MS: Na sua profissão os homens ganham o mesmo que uma mulher?

RB: Como consultora de imigração, o que determina o nosso salário são as taxas que cobramos, a inteligência, a competência e o quanto trabalhamos para ganhar, manter e atender os nossos clientes. Mas suspeito que os homens talvez estão mais determinados a ganhar mais e a cobrar preços mais elevados, enquanto as minhas colegas levam em consideração o histórico financeiro dos clientes e ajustam as taxas com base na compaixão. Mas esta é uma observação anedótica. Como Citizenship judge, todo os juízes, independentemente do género, tinham o mesmo salário.  No Governo, existem tabelas de pagamento que correspondem a anos de experiência e educação e os salários são determinados por um padrão objetivo e os aumentos anuais são baseados em critérios automáticos e objetivos. É o caso do Governo e de outros setores, como ensino, enfermagem, entre outros. Na minha experiência pessoal, descobri que trabalhei muito mais e realizei muito mais do que os meus predecessores homens com o mesmo emprego. Mas precisei de trabalhar muito mais para ganhar a credibilidade dos outros, o que pode ocorrer por uma série de razões complexas. Eles tinham características que eu não tinha: eu era muito mais jovem do que eles – na altura devia ter 35 anos – e a perceção era talvez a de que eu poderia agregar menos valor ao trabalho. Era mais baixa e a minha voz era mais fraca – um de meus predecessores tinha mais de 1 metro e 80 cm de altura, pesava 150 kg, tinha uma voz estrondosa e era fisicamente intimidante, então as pessoas ficavam atentas quando ele falava; por ser mais jovem, tive menos empregos impressionantes do que eles e isso afetou as perceções. Apesar disso, consegui chegar ao cargo, ganhei reconhecimento e tive oportunidades maravilhosas.

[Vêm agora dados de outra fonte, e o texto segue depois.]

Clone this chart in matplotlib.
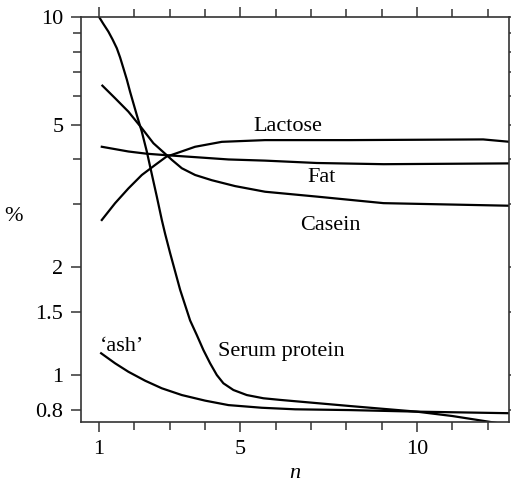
import numpy as np
import matplotlib.pyplot as plt
from matplotlib.ticker import FixedLocator, NullFormatter, FixedFormatter

plt.rcParams['font.family'] = ['Liberation Serif', 'DejaVu Serif']
plt.rcParams['font.size'] = 16

# values (n, percent)
serum_n = [1.0, 1.113, 1.263, 1.382, 1.501, 1.594, 1.688, 1.784, 1.877, 2.067, 2.209, 2.35, 2.444, 2.633,
           2.775, 2.868, 3.01, 3.293, 3.576, 3.765, 3.952, 4.142, 4.331, 4.518, 4.801, 5.18, 5.65, 6.123,
           8.104, 9.0, 9.99, 11.0, 12.01, 12.6]
serum_y = [10.0, 9.59, 9.10, 8.65, 8.18, 7.71, 7.19, 6.69, 6.18, 5.32, 4.78, 4.21, 3.82, 3.15,
           2.71, 2.48, 2.19, 1.73, 1.42, 1.293, 1.174, 1.078, 1.0, 0.948, 0.908, 0.879, 0.861, 0.852,
           0.819, 0.805, 0.79, 0.768, 0.741, 0.725]

ash_n = [1.057, 1.453, 1.829, 2.302, 2.775, 3.341, 4.0, 4.66, 5.605, 6.548, 8.1, 10.0, 12.63]
ash_y = [1.15, 1.078, 1.021, 0.964, 0.918, 0.879, 0.848, 0.824, 0.810, 0.802, 0.798, 0.790, 0.782]

fat_n = [1.076, 1.83, 2.35, 2.916, 3.717, 4.66, 5.7, 7.16, 9.05, 12.63]
fat_y = [4.34, 4.21, 4.15, 4.11, 4.06, 4.00, 3.97, 3.91, 3.88, 3.90]

lactose_n = [1.076, 1.453, 1.829, 2.209, 2.585, 2.916, 3.058, 3.717, 4.473, 5.698, 8.1, 11.87, 12.63]
lactose_y = [2.71, 3.02, 3.32, 3.62, 3.86, 4.08, 4.12, 4.34, 4.48, 4.53, 4.53, 4.55, 4.48]

casein_n = [1.093, 1.453, 1.829, 2.209, 2.537, 2.916, 3.058, 3.341, 3.717, 4.19, 4.849, 5.698, 7.16, 9.05, 12.63]
casein_y = [6.43, 5.93, 5.44, 4.89, 4.44, 4.11, 3.99, 3.78, 3.62, 3.50, 3.37, 3.25, 3.15, 3.02, 2.97]

labels = ['Lactose', 'Fat', 'Casein', 'Serum protein', '\u2018ash\u2019']
label_n = [6.35, 7.31, 7.54, 6.15, 1.65]
label_y = [4.96, 3.57, 2.61, 1.162, 1.2]

xticks_major = [1, 5, 10]
xticks_minor = [2, 3, 4, 6, 7, 8, 9, 11, 12]
yticks_major = [0.8, 1, 1.5, 2, 5, 10]
yticks_minor = [3, 4, 6, 7, 8, 9]
ytick_labels = ['0.8', '1', '1.5', '2', '5', '10']

fig = plt.figure(figsize=(5.11, 4.84), dpi=100)
ax = fig.add_axes([0.158, 0.1287, 0.838, 0.8362])

for xs, ys in [(serum_n, serum_y), (ash_n, ash_y), (fat_n, fat_y),
               (lactose_n, lactose_y), (casein_n, casein_y)]:
    ax.plot(xs, ys, color='black', lw=1.6, solid_joinstyle='round')

for t, xn, yv in zip(labels, label_n, label_y):
    ax.text(xn, yv, t, ha='center', va='center', fontsize=16)

ax.set_yscale('log')
ax.set_xlim(0.48, 12.6)
ax.set_ylim(0.7405, 10)

ax.xaxis.set_major_locator(FixedLocator(xticks_major))
ax.xaxis.set_minor_locator(FixedLocator(xticks_minor))
ax.set_xticklabels(['1', '5', '10'])
ax.yaxis.set_major_locator(FixedLocator(yticks_major))
ax.yaxis.set_major_formatter(FixedFormatter(ytick_labels))
ax.yaxis.set_minor_locator(FixedLocator(yticks_minor))
ax.yaxis.set_minor_formatter(NullFormatter())

for s in ax.spines.values():
    s.set_color('#333333')
    s.set_linewidth(1.2)
ax.tick_params(which='both', direction='out', top=True, right=True,
               color='#333333', width=1.1)
ax.tick_params(which='major', length=7.5)
ax.tick_params(which='minor', length=5.8)
ax.tick_params(axis='x', which='major', pad=6, labelsize=16)
ax.tick_params(axis='y', which='major', pad=5, labelsize=16)

ax.set_xlabel('n', style='italic', fontsize=16)
ax.xaxis.label.set_va('baseline')
ax.xaxis.set_label_coords(0.5, -0.139)
ax.set_ylabel('%', rotation=0, fontsize=16)
ax.yaxis.label.set_va('center')
ax.yaxis.set_label_coords(-0.156, 0.508)

fig.savefig('out.png', dpi=100)
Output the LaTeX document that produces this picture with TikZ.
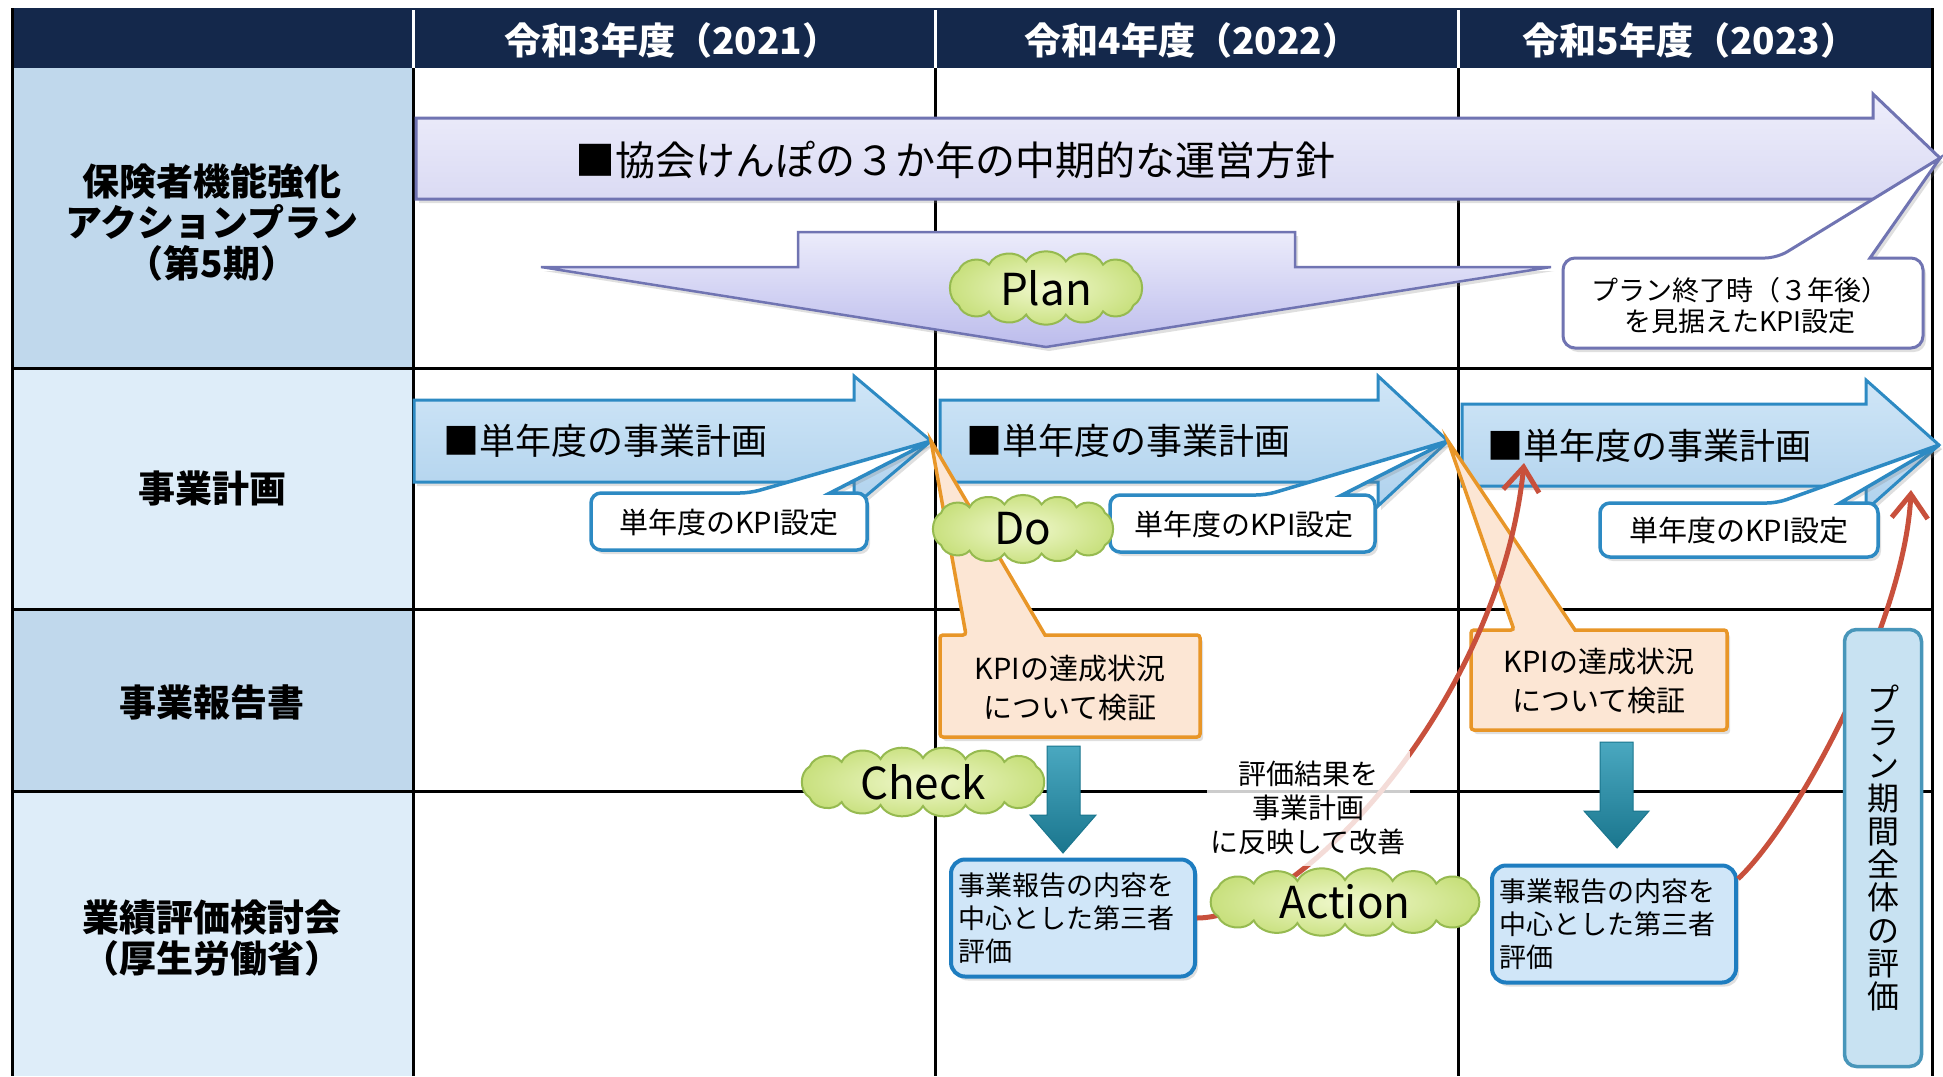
\documentclass[tikz,border=0pt]{standalone}
\usepackage{fontspec}
\setmainfont{Noto Sans CJK JP}
\usetikzlibrary{shadows,arrows.meta}
\definecolor{navy}{RGB}{20,40,75}
\definecolor{leftmid}{RGB}{192,216,236}
\definecolor{leftlight}{RGB}{222,237,249}
\definecolor{lavtop}{RGB}{238,238,251}
\definecolor{lavbot}{RGB}{214,214,242}
\definecolor{lavline}{RGB}{112,116,178}
\definecolor{plantop}{RGB}{236,236,251}
\definecolor{planbot}{RGB}{188,188,236}
\definecolor{bluetop}{RGB}{208,230,247}
\definecolor{bluebot}{RGB}{176,210,237}
\definecolor{blueline}{RGB}{45,138,195}
\definecolor{orfill}{RGB}{252,230,212}
\definecolor{orline}{RGB}{232,150,40}
\definecolor{cloudtop}{RGB}{240,248,205}
\definecolor{cloudbot}{RGB}{200,224,125}
\definecolor{cloudline}{RGB}{150,186,80}
\definecolor{tealtop}{RGB}{74,168,192}
\definecolor{tealbot}{RGB}{26,118,142}
\definecolor{boxfill}{RGB}{208,230,248}
\definecolor{boxline}{RGB}{30,125,192}
\definecolor{vboxfill}{RGB}{200,226,242}
\definecolor{vboxline}{RGB}{72,150,186}
\definecolor{redline}{RGB}{200,80,60}
% cloud outline: #1 cx, #2 cy, #3 a, #4 b, #5 puffs on top, #6 end angle
\newcommand{\mycloud}[6]{%
  \path[cloudsty] ({#1+#3*cos(#6)},{#2+#4*sin(#6)})
    to[bend right=60] ({#1+#3*cos(#6)},{#2-#4*sin(#6)})
    \foreach \k in {1,...,#5} { to[bend right=60] ({#1+#3*cos(#6+\k*(180-2*#6)/#5)},{#2-#4*sin(#6+\k*(180-2*#6)/#5)}) }
    to[bend right=60] ({#1-#3*cos(#6)},{#2+#4*sin(#6)})
    \foreach \k in {1,...,#5} { to[bend right=60] ({#1+#3*cos(180+#6+\k*(180-2*#6)/#5)},{#2-#4*sin(180+#6+\k*(180-2*#6)/#5)}) }
    -- cycle;}
\begin{document}
\begin{tikzpicture}[x=1pt,y=-1pt,
  gridline/.style={line width=3pt, black},
  hdr/.style={text=white, font=\bfseries\fontsize{37}{40}\selectfont},
  lefttxt/.style={font=\bfseries\fontsize{37}{41}\selectfont, align=center, text=black},
  shad/.style={drop shadow={shadow xshift=3pt, shadow yshift=-4pt, opacity=0.25}},
  bigarr/.style={draw=lavline, line width=3pt, top color=lavtop, bottom color=lavbot, shad},
  planarr/.style={draw=lavline, line width=2.5pt, top color=plantop, bottom color=planbot, shad},
  blarr/.style={draw=blueline, line width=3pt, top color=bluetop, bottom color=bluebot, shad},
  callpurple/.style={draw=lavline, line width=3pt, fill=white, shad},
  callblue/.style={draw=blueline, line width=3.5pt, fill=white, shad},
  callorange/.style={draw=orline, line width=3.5pt, fill=orfill, shad},
  tealarr/.style={draw=tealbot, line width=1pt, top color=tealtop, bottom color=tealbot},
  rbox/.style={draw=boxline, line width=4pt, fill=boxfill, rounded corners=14pt, minimum width=244pt, minimum height=117pt, text width=230pt, align=left, font=\fontsize{27}{33}\selectfont, inner sep=0pt, shad},
  vbox/.style={draw=vboxline, line width=3.5pt, fill=vboxfill, rounded corners=12pt, minimum width=77pt, minimum height=437pt, align=center, font=\fontsize{32}{33}\selectfont, inner sep=0pt},
  cloudsty/.style={draw=cloudline, line width=2pt, inner color=cloudtop, outer color=cloudbot},
  cloudtxt/.style={font=\fontsize{44}{46}\selectfont},
  redarr/.style={draw=redline, line width=5pt, -{Straight Barb[length=24pt,width=36pt]}},
  arrtxt/.style={anchor=west, font=\fontsize{36}{40}\selectfont},
  kpitxt/.style={font=\fontsize{29}{32}\selectfont},
  ortxt/.style={align=center, font=\fontsize{29}{39}\selectfont},
]
\useasboundingbox (0,0) rectangle (1943,1076);
\fill[white] (0,0) rectangle (1943,1076);
% left column cells
\fill[leftmid] (12,68) rectangle (413,368);
\fill[leftlight] (12,368) rectangle (413,609);
\fill[leftmid] (12,609) rectangle (413,791);
\fill[leftlight] (12,791) rectangle (413,1076);
% header
\fill[navy] (12,8) rectangle (1932,68);
\draw[white, line width=3pt] (413,10) -- (413,68) (935,10) -- (935,68) (1458,10) -- (1458,68);
% grid
\draw[gridline] (12,8) -- (12,1076) (413,68) -- (413,1076) (935,68) -- (935,1076) (1458,68) -- (1458,1076) (1932,8) -- (1932,1076);
\draw[gridline] (12,368) -- (1932,368) (12,609) -- (1932,609) (12,791) -- (1932,791);
% header texts
\node[hdr] (h1) at (672,40) {令和3年度（2021）};
\node[hdr] (h2) at (1192,40) {令和4年度（2022）};
\node[hdr] (h3) at (1690,40) {令和5年度（2023）};
% left labels
\node[lefttxt] (l1) at (212,222) {保険者機能強化\\アクションプラン\\（第5期）};
\node[lefttxt] (l2) at (212,488) {事業計画};
\node[lefttxt] (l3) at (212,702) {事業報告書};
\node[lefttxt] (l4) at (212,938) {業績評価検討会\\（厚生労働省）};
% big arrow
\path[bigarr] (416,118) -- (1873,118) -- (1873,94) -- (1940,158) -- (1873,222) -- (1873,199) -- (416,199) -- cycle;
\node[font=\fontsize{40}{44}\selectfont] (bigtxt) at (955,160) {■協会けんぽの３か年の中期的な運営方針};
% plan shape
\path[planarr] (798,232) -- (1295,232) -- (1295,267) -- (1551,267) -- (1046,347) -- (541,267) -- (798,267) -- cycle;
% purple callout
\path[callpurple] (1777,258) -- (1940,158) -- (1870,258) [rounded corners=12pt] -- (1923,258) -- (1923,348) -- (1563,348) -- (1563,258) -- cycle;
\node[align=center, font=\fontsize{27}{31}\selectfont] (endtxt) at (1740,306) {プラン終了時（３年後）\\を見据えたKPI設定};
% row 2 arrows
\path[blarr] (414,400) -- (854,400) -- (854,376) -- (931,441) -- (854,506) -- (854,482) -- (414,482) -- cycle;
\path[blarr] (940,400) -- (1378,400) -- (1378,376) -- (1448,441) -- (1378,506) -- (1378,482) -- (940,482) -- cycle;
\path[blarr] (1462,404) -- (1866,404) -- (1866,380) -- (1939,445) -- (1866,510) -- (1866,486) -- (1462,486) -- cycle;
\node[arrtxt] (a1) at (440,441) {■単年度の事業計画};
\node[arrtxt] (a2) at (963,441) {■単年度の事業計画};
\node[arrtxt] (a3) at (1484,446) {■単年度の事業計画};
% KPI callouts
\path[callblue] (750,493) -- (931,441) -- (830,493) [rounded corners=10pt] -- (867,493) -- (867,550) -- (591,550) -- (591,493) -- cycle;
\node[kpitxt] (k1) at (729,522) {単年度のKPI設定};
\path[callblue] (1266,495) -- (1448,441) -- (1342,495) [rounded corners=10pt] -- (1375,495) -- (1375,552) -- (1110,552) -- (1110,495) -- cycle;
\node[kpitxt] (k2) at (1244,524) {単年度のKPI設定};
\path[callblue] (1777,503) -- (1939,445) -- (1840,503) [rounded corners=10pt] -- (1878,503) -- (1878,557) -- (1600,557) -- (1600,503) -- cycle;
\node[kpitxt] (k3) at (1739,530) {単年度のKPI設定};
% orange callouts
\path[callorange] (966,635) -- (931,441) -- (1045,635) [rounded corners=3pt] -- (1200,635) -- (1200,737) -- (940,737) -- (940,635) -- cycle;
\node[ortxt] (o1) at (1070,688) {KPIの達成状況\\について検証};
\path[callorange] (1514,630) -- (1448,441) -- (1575,630) [rounded corners=3pt] -- (1727,630) -- (1727,730) -- (1471,730) -- (1471,630) -- cycle;
\node[ortxt] (o2) at (1599,681) {KPIの達成状況\\について検証};
% teal arrows
\path[tealarr] (1047,746) -- (1080,746) -- (1080,815) -- (1096,815) -- (1063,853) -- (1030,815) -- (1047,815) -- cycle;
\path[tealarr] (1600,742) -- (1633,742) -- (1633,811) -- (1649,811) -- (1617,848) -- (1584,811) -- (1600,811) -- cycle;
% evaluation boxes
\node[rbox] (bxA) at (1073,918) {事業報告の内容を\\中心とした第三者\\評価};
\node[rbox] (bxB) at (1614,924) {事業報告の内容を\\中心とした第三者\\評価};
% red curves
\coordinate (r1end) at (1524,463);
\coordinate (r2end) at (1911,490);
\draw[redarr] (bxA.east) .. controls (1300,918) and (1500,700) .. (r1end);
\draw[redarr] (bxB.20) .. controls (1800,820) and (1905,620) .. (r2end);
% vertical box
\node[vbox] (vb) at (1883,848) {プ\\ラ\\ン\\期\\間\\全\\体\\の\\評\\価};
% label
\node[fill=white, fill opacity=0.8, text opacity=1, align=center, font=\fontsize{28}{34}\selectfont, minimum width=203pt, minimum height=115pt, inner sep=0pt] (evl) at (1308,808) {評価結果を\\事業計画\\に反映して改善};
% clouds
\mycloud{1046}{288}{114}{27}{5}{40}
\node[cloudtxt] (plan) at (1046,288) {Plan};
\mycloud{1023}{529}{107}{25}{5}{40}
\node[cloudtxt] (do) at (1023,529) {Do};
\mycloud{923}{782}{148}{24}{6}{40}
\node[cloudtxt] (check) at (923,782) {Check};
\mycloud{1345}{902}{166}{22}{6}{40}
\node[cloudtxt] (act) at (1345,902) {Action};
\end{tikzpicture}
\end{document}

MS: Acha que as mulheres foram as mais sacrificadas durante a pandemia? (Perderam empregos, ficaram com horas reduzidas e viram a produtividade cair no teletrabalho porque tiveram que ficar a tomar conta dos filhos devido ao encerramento das creches)

RB: A pandemia foi difícil para todos. O tipo de trabalho que as mulheres fazem molda as implicações de género da pandemia, mas o efeito tem sido inconsistente. É verdade que, de certa forma, a pandemia atingiu as mulheres com mais força: as mulheres ainda arcam com a maior parte das responsabilidades de cuidar dos filhos, podem trabalhar a part-time e ter empregos menos flexíveis. Mas o fator mais importante é provavelmente a natureza do trabalho: mulheres e homens tendem a ocupar diferentes ocupações em economias maduras e emergentes: as mulheres podem estar desproporcionalmente representadas em setores mais afetados pela COVID-19. As mulheres trabalham no retalho, serviços, recreação e administração pública, setores que estão a sofrer. No entanto, em algumas áreas, como educação e saúde, a maioria das mulheres não foi afetada pela COVID-19. Mas, por outro lado, alguns setores, como a indústria de transformação, em que os homens são a grande maioria dos empregados, também foram gravemente afetados.